Quote every line below exactly and skip any picture.
"""
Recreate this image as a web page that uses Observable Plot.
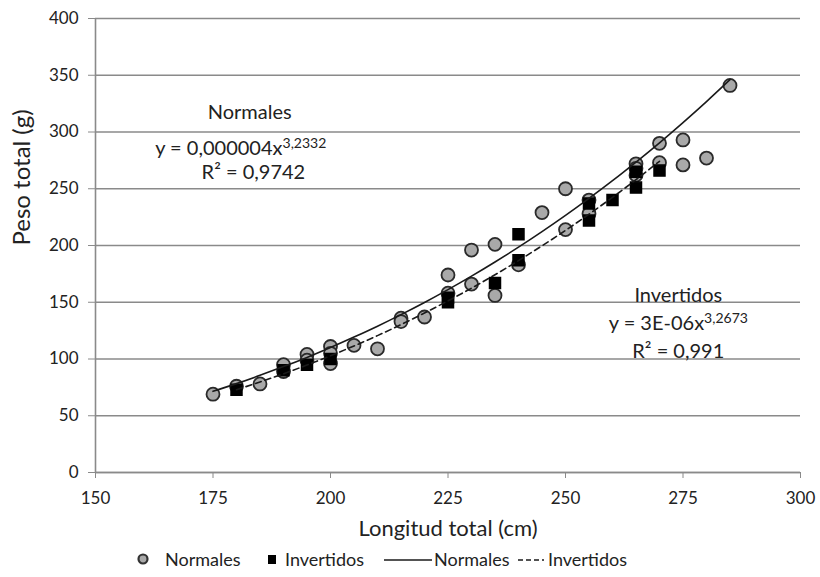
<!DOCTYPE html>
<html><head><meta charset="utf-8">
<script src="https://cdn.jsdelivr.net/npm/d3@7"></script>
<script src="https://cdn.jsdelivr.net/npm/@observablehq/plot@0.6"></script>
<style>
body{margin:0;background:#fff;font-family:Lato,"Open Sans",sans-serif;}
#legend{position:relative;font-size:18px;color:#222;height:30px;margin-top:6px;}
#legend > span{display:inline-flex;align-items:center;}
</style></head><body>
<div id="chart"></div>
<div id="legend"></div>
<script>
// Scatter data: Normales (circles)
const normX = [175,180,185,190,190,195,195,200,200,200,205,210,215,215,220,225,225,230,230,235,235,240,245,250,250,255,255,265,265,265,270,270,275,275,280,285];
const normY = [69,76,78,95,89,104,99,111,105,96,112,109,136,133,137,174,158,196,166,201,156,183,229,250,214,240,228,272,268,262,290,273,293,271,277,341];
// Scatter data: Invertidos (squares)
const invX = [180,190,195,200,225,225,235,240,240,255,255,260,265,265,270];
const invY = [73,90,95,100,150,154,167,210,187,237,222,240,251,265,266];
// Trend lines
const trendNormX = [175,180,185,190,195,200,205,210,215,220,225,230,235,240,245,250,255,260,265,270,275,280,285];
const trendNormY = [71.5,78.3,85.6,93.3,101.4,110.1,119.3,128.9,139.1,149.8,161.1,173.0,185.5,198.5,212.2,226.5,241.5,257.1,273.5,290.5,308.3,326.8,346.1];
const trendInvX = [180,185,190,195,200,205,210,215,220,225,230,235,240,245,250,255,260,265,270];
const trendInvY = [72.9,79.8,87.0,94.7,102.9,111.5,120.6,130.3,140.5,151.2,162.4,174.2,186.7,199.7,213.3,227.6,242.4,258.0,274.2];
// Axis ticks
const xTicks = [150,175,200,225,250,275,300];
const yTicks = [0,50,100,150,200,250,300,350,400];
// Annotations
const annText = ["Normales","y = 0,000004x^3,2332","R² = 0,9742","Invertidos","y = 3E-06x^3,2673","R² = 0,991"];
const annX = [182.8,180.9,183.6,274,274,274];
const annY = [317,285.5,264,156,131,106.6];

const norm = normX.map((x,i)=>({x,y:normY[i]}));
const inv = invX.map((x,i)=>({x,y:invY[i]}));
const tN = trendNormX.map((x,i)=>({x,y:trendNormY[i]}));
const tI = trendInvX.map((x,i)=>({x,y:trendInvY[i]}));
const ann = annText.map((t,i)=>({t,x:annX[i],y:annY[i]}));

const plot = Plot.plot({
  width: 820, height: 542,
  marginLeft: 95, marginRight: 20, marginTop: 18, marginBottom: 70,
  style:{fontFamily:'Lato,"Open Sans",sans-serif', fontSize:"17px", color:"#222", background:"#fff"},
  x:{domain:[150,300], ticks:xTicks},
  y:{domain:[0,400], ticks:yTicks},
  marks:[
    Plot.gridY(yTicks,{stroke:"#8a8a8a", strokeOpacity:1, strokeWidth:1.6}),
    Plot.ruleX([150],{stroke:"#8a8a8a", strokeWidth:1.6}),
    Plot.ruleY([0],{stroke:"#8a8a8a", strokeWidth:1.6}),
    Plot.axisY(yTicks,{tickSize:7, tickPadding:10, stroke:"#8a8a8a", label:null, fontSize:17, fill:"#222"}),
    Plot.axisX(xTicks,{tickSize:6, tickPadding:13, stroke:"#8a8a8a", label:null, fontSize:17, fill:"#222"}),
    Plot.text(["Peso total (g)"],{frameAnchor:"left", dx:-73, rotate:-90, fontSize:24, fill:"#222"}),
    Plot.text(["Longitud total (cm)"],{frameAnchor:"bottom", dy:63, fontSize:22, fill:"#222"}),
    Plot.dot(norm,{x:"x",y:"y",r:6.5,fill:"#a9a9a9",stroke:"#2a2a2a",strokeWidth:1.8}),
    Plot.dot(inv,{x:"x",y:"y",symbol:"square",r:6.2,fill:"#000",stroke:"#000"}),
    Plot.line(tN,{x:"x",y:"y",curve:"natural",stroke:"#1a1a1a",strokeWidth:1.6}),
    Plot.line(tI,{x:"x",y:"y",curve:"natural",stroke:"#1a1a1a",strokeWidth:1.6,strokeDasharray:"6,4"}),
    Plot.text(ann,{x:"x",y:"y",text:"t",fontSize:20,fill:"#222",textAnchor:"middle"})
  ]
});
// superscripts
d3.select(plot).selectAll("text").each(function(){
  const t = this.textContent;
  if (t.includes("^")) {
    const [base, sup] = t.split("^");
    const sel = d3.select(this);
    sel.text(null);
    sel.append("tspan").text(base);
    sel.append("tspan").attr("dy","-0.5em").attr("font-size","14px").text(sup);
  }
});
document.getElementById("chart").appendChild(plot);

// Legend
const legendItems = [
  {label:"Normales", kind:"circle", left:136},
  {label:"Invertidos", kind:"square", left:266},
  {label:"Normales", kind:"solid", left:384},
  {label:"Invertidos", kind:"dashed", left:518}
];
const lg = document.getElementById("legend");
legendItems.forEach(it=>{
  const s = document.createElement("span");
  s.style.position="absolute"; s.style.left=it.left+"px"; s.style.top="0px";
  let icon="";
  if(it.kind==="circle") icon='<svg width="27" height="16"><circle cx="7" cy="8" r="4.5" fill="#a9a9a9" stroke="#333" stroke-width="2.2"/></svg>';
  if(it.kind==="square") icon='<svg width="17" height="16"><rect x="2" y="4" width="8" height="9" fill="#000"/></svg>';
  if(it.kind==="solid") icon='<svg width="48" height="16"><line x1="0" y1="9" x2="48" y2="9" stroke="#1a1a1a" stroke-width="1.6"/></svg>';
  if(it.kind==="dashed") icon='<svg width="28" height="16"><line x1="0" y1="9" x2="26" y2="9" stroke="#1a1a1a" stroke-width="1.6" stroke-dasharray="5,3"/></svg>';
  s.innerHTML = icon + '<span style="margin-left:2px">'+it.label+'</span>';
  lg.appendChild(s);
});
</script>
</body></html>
"""
* **Exercise solution**:
Recreate this image as a web page that uses Observable Plot.
<!DOCTYPE html>
<html><head><meta charset="utf-8">
<script src="https://cdn.jsdelivr.net/npm/d3@7"></script>
<script src="https://cdn.jsdelivr.net/npm/@observablehq/plot@0.6"></script>
<style>
body{margin:0;background:#fff;font-family:Lato,"Open Sans",sans-serif;}
#legend{position:relative;font-size:18px;color:#222;height:30px;margin-top:6px;}
#legend > span{display:inline-flex;align-items:center;}
</style></head><body>
<div id="chart"></div>
<div id="legend"></div>
<script>
// Scatter data: Normales (circles)
const normX = [175,180,185,190,190,195,195,200,200,200,205,210,215,215,220,225,225,230,230,235,235,240,245,250,250,255,255,265,265,265,270,270,275,275,280,285];
const normY = [69,76,78,95,89,104,99,111,105,96,112,109,136,133,137,174,158,196,166,201,156,183,229,250,214,240,228,272,268,262,290,273,293,271,277,341];
// Scatter data: Invertidos (squares)
const invX = [180,190,195,200,225,225,235,240,240,255,255,260,265,265,270];
const invY = [73,90,95,100,150,154,167,210,187,237,222,240,251,265,266];
// Trend lines
const trendNormX = [175,180,185,190,195,200,205,210,215,220,225,230,235,240,245,250,255,260,265,270,275,280,285];
const trendNormY = [71.5,78.3,85.6,93.3,101.4,110.1,119.3,128.9,139.1,149.8,161.1,173.0,185.5,198.5,212.2,226.5,241.5,257.1,273.5,290.5,308.3,326.8,346.1];
const trendInvX = [180,185,190,195,200,205,210,215,220,225,230,235,240,245,250,255,260,265,270];
const trendInvY = [72.9,79.8,87.0,94.7,102.9,111.5,120.6,130.3,140.5,151.2,162.4,174.2,186.7,199.7,213.3,227.6,242.4,258.0,274.2];
// Axis ticks
const xTicks = [150,175,200,225,250,275,300];
const yTicks = [0,50,100,150,200,250,300,350,400];
// Annotations
const annText = ["Normales","y = 0,000004x^3,2332","R² = 0,9742","Invertidos","y = 3E-06x^3,2673","R² = 0,991"];
const annX = [182.8,180.9,183.6,274,274,274];
const annY = [317,285.5,264,156,131,106.6];

const norm = normX.map((x,i)=>({x,y:normY[i]}));
const inv = invX.map((x,i)=>({x,y:invY[i]}));
const tN = trendNormX.map((x,i)=>({x,y:trendNormY[i]}));
const tI = trendInvX.map((x,i)=>({x,y:trendInvY[i]}));
const ann = annText.map((t,i)=>({t,x:annX[i],y:annY[i]}));

const plot = Plot.plot({
  width: 820, height: 542,
  marginLeft: 95, marginRight: 20, marginTop: 18, marginBottom: 70,
  style:{fontFamily:'Lato,"Open Sans",sans-serif', fontSize:"17px", color:"#222", background:"#fff"},
  x:{domain:[150,300], ticks:xTicks},
  y:{domain:[0,400], ticks:yTicks},
  marks:[
    Plot.gridY(yTicks,{stroke:"#8a8a8a", strokeOpacity:1, strokeWidth:1.6}),
    Plot.ruleX([150],{stroke:"#8a8a8a", strokeWidth:1.6}),
    Plot.ruleY([0],{stroke:"#8a8a8a", strokeWidth:1.6}),
    Plot.axisY(yTicks,{tickSize:7, tickPadding:10, stroke:"#8a8a8a", label:null, fontSize:17, fill:"#222"}),
    Plot.axisX(xTicks,{tickSize:6, tickPadding:13, stroke:"#8a8a8a", label:null, fontSize:17, fill:"#222"}),
    Plot.text(["Peso total (g)"],{frameAnchor:"left", dx:-73, rotate:-90, fontSize:24, fill:"#222"}),
    Plot.text(["Longitud total (cm)"],{frameAnchor:"bottom", dy:63, fontSize:22, fill:"#222"}),
    Plot.dot(norm,{x:"x",y:"y",r:6.5,fill:"#a9a9a9",stroke:"#2a2a2a",strokeWidth:1.8}),
    Plot.dot(inv,{x:"x",y:"y",symbol:"square",r:6.2,fill:"#000",stroke:"#000"}),
    Plot.line(tN,{x:"x",y:"y",curve:"natural",stroke:"#1a1a1a",strokeWidth:1.6}),
    Plot.line(tI,{x:"x",y:"y",curve:"natural",stroke:"#1a1a1a",strokeWidth:1.6,strokeDasharray:"6,4"}),
    Plot.text(ann,{x:"x",y:"y",text:"t",fontSize:20,fill:"#222",textAnchor:"middle"})
  ]
});
// superscripts
d3.select(plot).selectAll("text").each(function(){
  const t = this.textContent;
  if (t.includes("^")) {
    const [base, sup] = t.split("^");
    const sel = d3.select(this);
    sel.text(null);
    sel.append("tspan").text(base);
    sel.append("tspan").attr("dy","-0.5em").attr("font-size","14px").text(sup);
  }
});
document.getElementById("chart").appendChild(plot);

// Legend
const legendItems = [
  {label:"Normales", kind:"circle", left:136},
  {label:"Invertidos", kind:"square", left:266},
  {label:"Normales", kind:"solid", left:384},
  {label:"Invertidos", kind:"dashed", left:518}
];
const lg = document.getElementById("legend");
legendItems.forEach(it=>{
  const s = document.createElement("span");
  s.style.position="absolute"; s.style.left=it.left+"px"; s.style.top="0px";
  let icon="";
  if(it.kind==="circle") icon='<svg width="27" height="16"><circle cx="7" cy="8" r="4.5" fill="#a9a9a9" stroke="#333" stroke-width="2.2"/></svg>';
  if(it.kind==="square") icon='<svg width="17" height="16"><rect x="2" y="4" width="8" height="9" fill="#000"/></svg>';
  if(it.kind==="solid") icon='<svg width="48" height="16"><line x1="0" y1="9" x2="48" y2="9" stroke="#1a1a1a" stroke-width="1.6"/></svg>';
  if(it.kind==="dashed") icon='<svg width="28" height="16"><line x1="0" y1="9" x2="26" y2="9" stroke="#1a1a1a" stroke-width="1.6" stroke-dasharray="5,3"/></svg>';
  s.innerHTML = icon + '<span style="margin-left:2px">'+it.label+'</span>';
  lg.appendChild(s);
});
</script>
</body></html>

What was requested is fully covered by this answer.